Ален считал принцип абсолютного тождества полностью реализованным исключительно в мире животных. Он считал, что с этой абсолютной тождественностью связаны ранние культы, в которых животные повсеместно выступали как боги. Он видел эту тождественность в архаических статуях животных, из которых, по его мнению, полностью исключалась всякая мысль, так как мысль вообще может существовать только через «нетождество», несовпадение. Ален писал:
[В животных] природа навязывает нам неизменные формы. Именно так скульпторам удалось открыть неизменную форму и подлинный стиль, который нелегко перенести на статуи людей. Короче, наша мысль движется вокруг животной формы и не может в нее проникнуть. Культ, таким образом, останавливается на стадии внешней формы [259] .
259
Alain. Les Dieux // Alain. Les Arts et les Dieux. Paris: Gallimard, 1958. P. 1269.

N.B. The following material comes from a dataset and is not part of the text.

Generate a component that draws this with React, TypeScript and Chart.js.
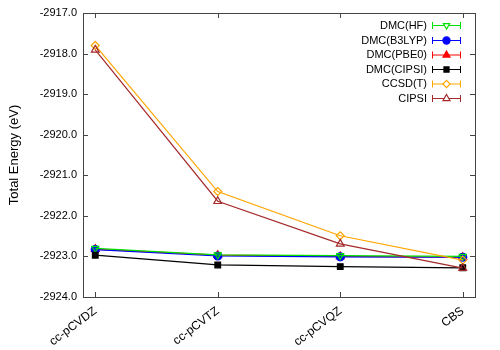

Отсутствие «внутреннего» — залог самотождественности животного. Со времен античности считалось, что животные и человек обладают неким «общим чувством», которым они ощущают жизнь в себе (это чувство в той или иной степени описывалось и Аристотелем, и стоиками). И только Декарт резко отделяет человека от животного, которое он считал своего рода автоматом. По мнению Декарта, человек не чувствует, но осознает свое существование, он «мыслит и, следовательно, существует». Животные не мыслят, а следовательно, не могут переживать собственного существования [260] . Тот факт, что для европейской традиции Нового времени жизнь дается лишь в интеллектуальной рефлексии, имеет огромное значение, так как вписывает различие в саму сердцевину существования. Ведь существование дается теперь человеку не непосредственно, в чувстве, но только в мысли, направленной на себя, то есть дистанцированной от себя, в репрезентации. Из этого уже следует, что существование человека в принципе не равно себе, лишено непосредственности самотождественности.
260
См. об этом: Heller-Roazen D. The Inner Touch: Archaeology of a Sensation. N. Y.: Zone Books, 2007.